Search code examples
mysqljpaconcurrencyeclipselinkjpql

Updating a bunch of rows is it transaction based or row based?


I've a table with a column that needs to be constantly recomputed and I want this table to be scallable. Users must be able to write on it as well.

It's difficult to test this type of things without having a server and concurrent users, at least I don't know how. So is one of those two options viable ?

@ApplicationScoped
public class Abean {
   @EJB
   private MyService myService;
   @Asynchronous
   public void computeTheData(){
      long i = 1;
      long numberOfRows = myService.getCountRows(); // gives the number of row in the table
      while(i<numberOfRows){
        myService.updateMyRow(i);
      }
      computeTheData(); // recursion so it never stops, I'm wondering if this wouldn't spawn more threads and if it would be an issue.
   }
}

public class MyService implements MyServiceInterface{
    ...
    public void updateMyRows(int row){
       Query query = em.createQuery("SELECT m FROM MyEntity WHERE m.id=:id");
       Query.setParameter("id", row);
       List<MyEntity> myEntities = (MyEntity) query.getResultList();
       myEntity.computeData();
    }
}

VS

@ApplicationScoped
public class Abean {
   @EJB
   private MyService myService;
   @Asynchronous
   public void computeTheData(){
      myService.updateAllRows();
   }
}

public class MyService implements MyServiceInterface{
        ...
    public void updateAllRows(int page){
       Query query = em.createQuery("SELECT m FROM MyEntity");
       List<MyEntity> myEntities = (MyEntity) query.getResultList();
       myEntity.computeData();
    }
}

Is any of this viable ? I'm using mysql and the engine for tables is innoDB.


Solution

  • You should use pessimistic locking to lock modified rows before update, so that manual modifications by a user are not in conflict with background updates. If you did not use locking, your user's modifications would sometimes be rolled back, if they collide with background job having modified the same row.

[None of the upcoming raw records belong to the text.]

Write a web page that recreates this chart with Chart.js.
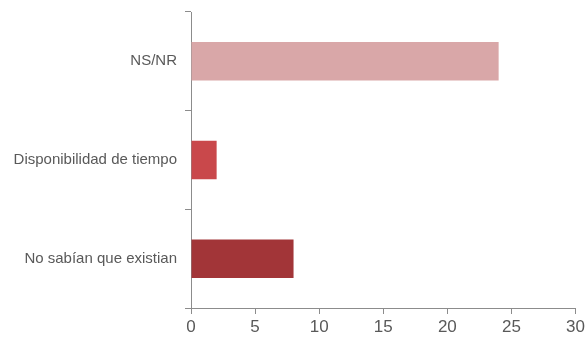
<!DOCTYPE html>
<html>
<head>
<meta charset="utf-8">
<script src="https://cdn.jsdelivr.net/npm/chart.js@4"></script>
<style>
  html, body { margin: 0; padding: 0; background: #fff; }
  #wrap { width: 588px; height: 341px; }
</style>
</head>
<body>
<div id="wrap"><canvas id="chart"></canvas></div>
<script>
const categories = ["NS/NR", "Disponibilidad de tiempo", "No sabían que existian"];
const values = [24, 2, 8];
const barColors = ["#d9a7a8", "#c9484b", "#a23538"];
const xTicks = [0, 5, 10, 15, 20, 25, 30];

const font = "'Liberation Sans', Arial, sans-serif";

new Chart(document.getElementById("chart"), {
  type: "bar",
  data: {
    labels: categories,
    datasets: [{
      data: values,
      backgroundColor: barColors,
      borderWidth: 0,
      barPercentage: 0.39,
      categoryPercentage: 1
    }]
  },
  options: {
    indexAxis: "y",
    responsive: true,
    maintainAspectRatio: false,
    animation: false,
    layout: { padding: { top: 12, right: 8, left: 0, bottom: 0 } },
    plugins: { legend: { display: false }, tooltip: { enabled: false } },
    scales: {
      x: {
        min: 0,
        max: 30,
        afterBuildTicks: (axis) => { axis.ticks = xTicks.map(v => ({ value: v })); },
        afterFit: (axis) => { axis.height = 33; },
        grid: { drawOnChartArea: false, drawTicks: true, tickLength: 6, color: "#8c8c8c" },
        border: { color: "#8c8c8c", width: 1 },
        ticks: { color: "#595959", font: { family: font, size: 17 }, padding: 3 }
      },
      y: {
        afterFit: (axis) => {
          axis.width = 191;
          axis.paddingTop = 0;
          axis.paddingBottom = 0;
        },
        grid: { drawOnChartArea: false, drawTicks: true, tickLength: 6, offset: true, color: "#8c8c8c" },
        border: { color: "#8c8c8c", width: 1 },
        ticks: { color: "#595959", font: { family: font, size: 15 }, padding: 8 }
      }
    }
  }
});
</script>
</body>
</html>
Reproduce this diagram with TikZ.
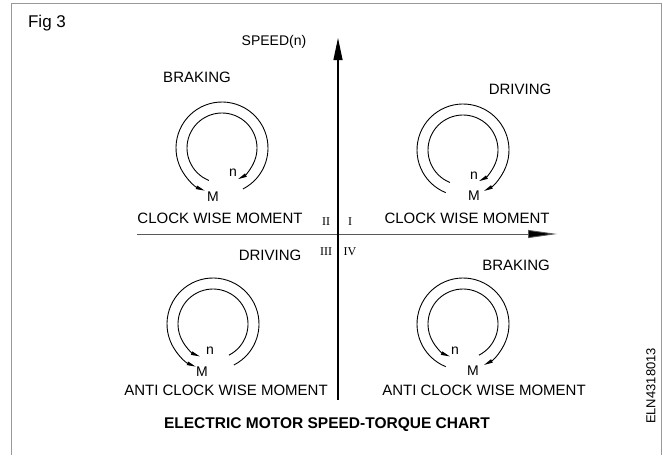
\documentclass[tikz,border=0pt]{standalone}
\usepackage{fontspec}
\setmainfont{Liberation Sans}
\newfontfamily\romanfont{Liberation Serif}
\usetikzlibrary{arrows.meta}
\tikzset{
  lbl/.style={inner sep=0pt, font=\fontsize{15}{18}\selectfont},
  nm/.style={inner sep=0pt, font=\fontsize{14}{16}\selectfont},
  quad/.style={inner sep=0pt, font=\romanfont\fontsize{12}{14}\selectfont},
  ring/.style={line width=0.9pt, -{Triangle[length=9pt,width=3.5pt]}},
  frame/.style={draw=gray!80, line width=0.8pt}
}
\begin{document}
\begin{tikzpicture}[x=1pt,y=1pt]
\useasboundingbox (0,0) rectangle (663,-455);
% frame
\draw[frame] (11,-455) -- (11,-3) -- (661,-3) -- (661,-455);
% axes
\coordinate (vbot) at (338,-400);
\coordinate (vtop) at (338,-38);
\coordinate (hleft) at (137,-234);
\coordinate (hright) at (557,-234);
\draw[gray!70!black, line width=0.9pt, -{Triangle[length=29pt,width=8pt,fill=black]}] (hleft) -- (hright);
\draw[black, line width=1.1pt, -{Triangle[length=22pt,width=9pt]}] (vbot) -- (vtop);
% labels
\node[inner sep=0pt, font=\fontsize{17}{20}\selectfont] (fig) at (47,-23) {Fig 3};
\node[nm] (speed) at (274,-42) {SPEED(n)};
\node[lbl] (brTL) at (197,-77) {BRAKING};
\node[lbl] (drTR) at (520,-89) {DRIVING};
\node[lbl] (cwTL) at (220,-218) {CLOCK WISE MOMENT};
\node[lbl] (cwTR) at (467,-218) {CLOCK WISE MOMENT};
\node[quad] (q2) at (326,-222) {II};
\node[quad] (q1) at (350,-222) {I};
\node[quad] (q3) at (326,-252) {III};
\node[quad] (q4) at (350,-252) {IV};
\node[lbl] (drLL) at (270,-255) {DRIVING};
\node[lbl] (brLR) at (516,-265) {BRAKING};
\node[lbl] (acwLL) at (226,-390) {ANTI CLOCK WISE MOMENT};
\node[lbl] (acwLR) at (484,-390) {ANTI CLOCK WISE MOMENT};
\node[inner sep=0pt, font=\bfseries\fontsize{15.5}{18}\selectfont] (title) at (327,-425) {ELECTRIC MOTOR SPEED-TORQUE CHART};
\node[inner sep=0pt, rotate=90, font=\fontsize{13}{15}\selectfont] (code) at (651,-386) {ELN4318013};
% circle centres
\coordinate (cTL) at (222,-148);
\coordinate (cTR) at (463,-150);
\coordinate (cLL) at (213,-324);
\coordinate (cLR) at (463,-324);
% Quadrant II (top-left): braking
\draw[ring] ([shift={(297:46)}]cTL) arc[start angle=297, end angle=608, radius=46];
\draw[ring] ([shift={(248:35)}]cTL) arc[start angle=248, end angle=-63, radius=35];
\node[nm] (nTL) at (233,-173) {n};
\node[nm] (mTL) at (213,-197) {M};
% Quadrant I (top-right): driving
\draw[ring] ([shift={(248:46)}]cTR) arc[start angle=248, end angle=-63, radius=46];
\draw[ring] ([shift={(248:35)}]cTR) arc[start angle=248, end angle=-63, radius=35];
\node[nm] (nTR) at (474,-176) {n};
\node[nm] (mTR) at (474,-196) {M};
% Quadrant III (bottom-left): driving
\draw[ring] ([shift={(297:46)}]cLL) arc[start angle=297, end angle=608, radius=46];
\draw[ring] ([shift={(297:35)}]cLL) arc[start angle=297, end angle=608, radius=35];
\node[nm] (nLL) at (210,-351) {n};
\node[nm] (mLL) at (202,-372) {M};
% Quadrant IV (bottom-right): braking
\draw[ring] ([shift={(248:46)}]cLR) arc[start angle=248, end angle=-63, radius=46];
\draw[ring] ([shift={(297:35)}]cLR) arc[start angle=297, end angle=608, radius=35];
\node[nm] (nLR) at (455,-351) {n};
\node[nm] (mLR) at (473,-371) {M};
\end{tikzpicture}
\end{document}
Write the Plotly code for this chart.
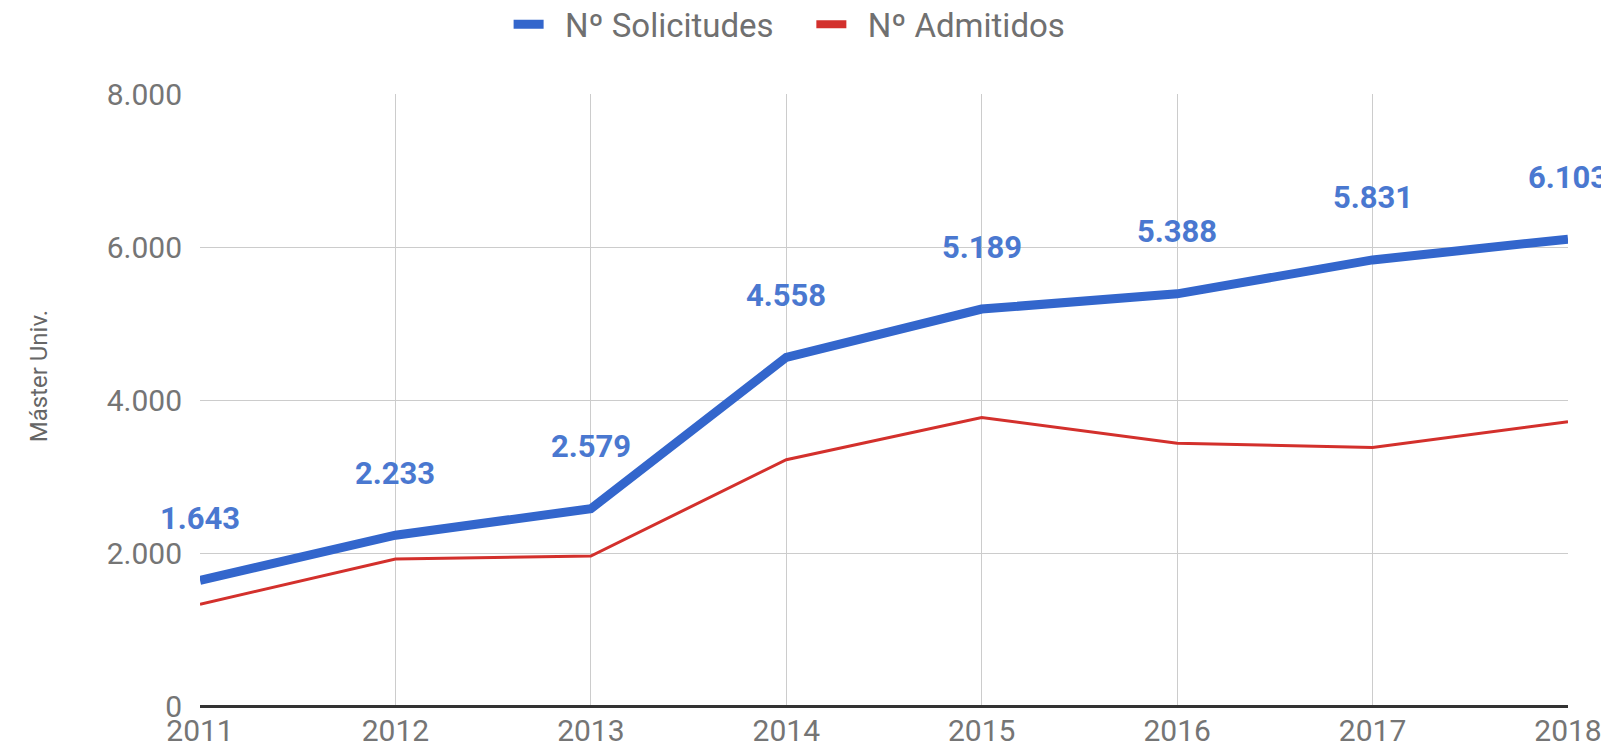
import plotly.graph_objects as go

# data
years = [2011, 2012, 2013, 2014, 2015, 2016, 2017, 2018]
solicitudes = [1643, 2233, 2579, 4558, 5189, 5388, 5831, 6103]
admitidos = [1330, 1920, 1960, 3220, 3770, 3435, 3380, 3715]
y_ticks = [0, 2000, 4000, 6000, 8000]

def fmt(v):
    # Spanish thousands separator
    return f"{v:,}".replace(",", ".")

NB = '\u00a0'

fig = go.Figure()

fig.add_trace(go.Scatter(
    x=years, y=solicitudes, mode='lines', name=NB * 2 + 'Nº Solicitudes' + NB * 4,
    line=dict(color='#3366cc', width=9),
))
fig.add_trace(go.Scatter(
    x=years, y=admitidos, mode='lines', name='Nº Admitidos',
    line=dict(color='#d3302c', width=3), showlegend=False, legendgroup='adm',
))
# legend entry only, so the red key gets the same thick swatch as the blue one
fig.add_trace(go.Scatter(
    x=[None], y=[None], mode='lines', name=NB * 2 + 'Nº Admitidos',
    line=dict(color='#d3302c', width=8), legendgroup='adm',
))

# value labels above the blue line
for x, y in zip(years, solicitudes):
    fig.add_annotation(
        x=x, y=y, text=f"<b>{fmt(y)}</b>", showarrow=False,
        yshift=62, font=dict(family='Roboto', size=31, color='#4a78d0'),
    )

# y axis title placed as an annotation
fig.add_annotation(
    x=-0.118, y=0.538, xref='paper', yref='paper', text='Máster Univ.',
    xanchor='center', yanchor='middle', textangle=-90, showarrow=False,
    font=dict(family='Roboto', size=24, color='#666666'),
)

fig.update_layout(
    width=1593, height=738,
    margin=dict(l=192, r=33, t=86, b=40, autoexpand=False),
    plot_bgcolor='white', paper_bgcolor='white',
    font=dict(family='Roboto', size=30, color='#757575'),
    showlegend=True,
    legend=dict(
        orientation='h', x=0.431, xanchor='center', y=1.114, yanchor='middle',
        font=dict(size=33, color='#707070'), itemwidth=30,
    ),
    xaxis=dict(
        range=[2011, 2018], tickvals=years, ticktext=[str(y) for y in years],
        showgrid=True, gridcolor='#cccccc', gridwidth=1,
        zeroline=False, showline=False, ticks='', ticklabelstandoff=4,
        ticklabeloverflow='allow',
    ),
    yaxis=dict(
        range=[0, 8000], tickvals=y_ticks, ticktext=[fmt(v) for v in y_ticks],
        showgrid=True, gridcolor='#cccccc', gridwidth=1,
        zeroline=True, zerolinecolor='#333333', zerolinewidth=3,
        showline=False, ticks='', ticklabelstandoff=17,
    ),
)

fig.write_html("out.html")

    Also, with pessimistic locking, your user may encounter rollback if her transaction waits to acquire the lock for longer than timeout happends. To prevent this, you should make all transactions, which use pessimistic locks, as short as possible. Therefore, the background job should create a new transaction for every row or small group of rows, if it may run longer than reasonable time. Locks are released only after the transaction finishes (User will wait until lock is released).

    Example of how your MyService could look like, running every update in separate transaction (in reality, you may run multiple updates in batch in single transaction, passing list or range of ids as parameter to updateMyRows):

    public class MyService implements MyServiceInterface{
            ...
        @TransactionAttribute(TransactionAttributeType.REQUIRES_NEW) // this will create a new transaction when running this method from another bean, e.g. from Abean
        public void updateMyRows(int row){
           TypedQuery<MyEntity> query = em.createQuery(SELECT m FROM MyEntity WHERE m.id=:id", MyEntity.class);
           query.setParameter("id", row);
           query.setLockMode(LockModeType.PESSIMISTIC_WRITE); // this will lock all entities retrieved by the query
           List<MyEntity> myEntities = query.getResultList();
           if (!myEntities.isEmpty()) {
             myEntities.get(0).computeData();
           }
        }
    }
    

    When you use only id in where condition, you may consider em.find(row, MyEntity.class, LockModeType.PESSIMISTIC_WRITE).computeData() instead of using a query (add null pointer check after em.find())

    Other notes:

    It is not clear from the question how you trigger the background job. Running the job infinitely, as you wrote in the example, would on one hand NOT create additional threads (as you call the methond on the same bean, annotations are not considered recursively). On the other hand, if there is an exception, your background job should at least handle exceptions so that it will not be stopped. You may also want to add some wait time between subsequent executions.

    It is better to run background jobs as scheduled jobs. One possible option is @Schedule annotation instead of @Asynchronous. You may specify the frequency, in which the job will be executed in background. It is then good to check in the beginning of your job, whether previous execution is finished. Another option with Java EE 7 is to use ManagedScheduledExecutorService to trigger a background job periodically at specified interval.